An Ohio-based initiative to develop affordable, safer and recyclable compressed-gas fuel tanks for the trucking and automotive industry, led by the University of Dayton Research Institute (UDRI), is underway with the kick-off of its first collaborative project.

Collaborative partners DuPont Performance Materials, the University of Dayton Research Institute, the Composite Prototyping Center and Steelhead Composites will pursue the use of thermoplastic materials to develop the advanced-composite fuel tanks that will be lighter but stronger than steel.

While compressed-gas storage tanks made of advanced composites have been in use for about two decades, the materials are expensive, require large amounts of energy to manufacture and are difficult to recycle.

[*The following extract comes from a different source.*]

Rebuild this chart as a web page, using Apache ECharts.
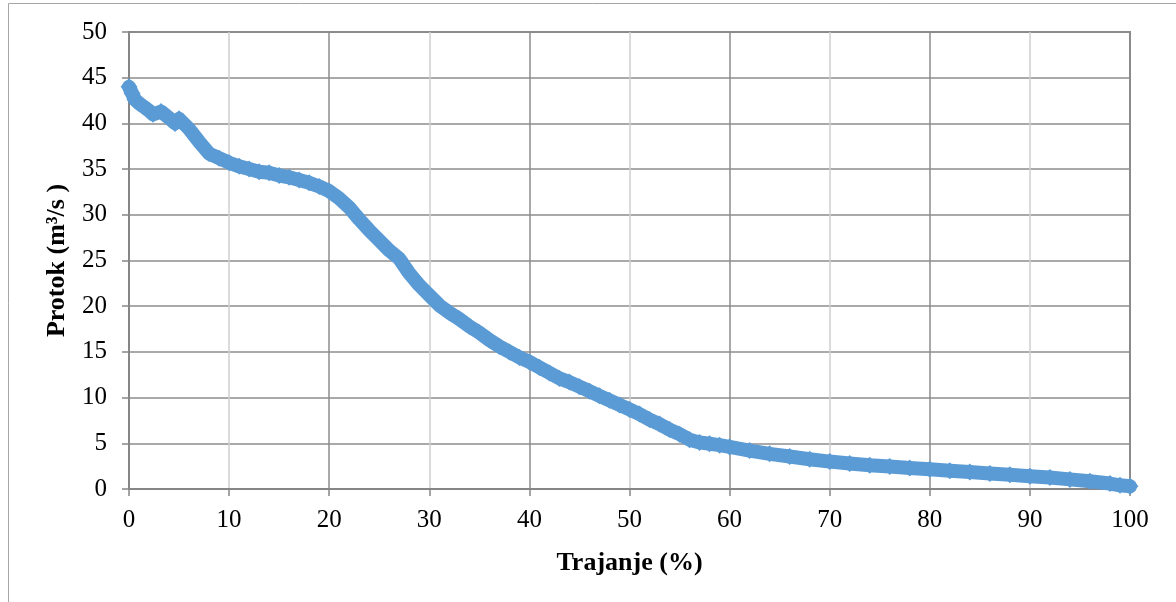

The use of thermoplastics in tanks will not only reduce their cost, but also make them safer and recyclable.

The project launch was announced recently by the Institute for Advanced Composites Manufacturing Innovation (IACMI), a national consortium of more than 100 members of academia, industry and government.

IACMI was launched in 2015 with a goal of increasing domestic production capacity and composites-manufacturing jobs across the U.S. by facilitating academic and industry partnerships to spur the development of better composite materials, processes and products for use within the automotive, wind turbine and compressed-gas storage industries.



Will this new material be adequate for compressed H2 at 10,000 psi? If so, it may help to promote the use of FCEVs?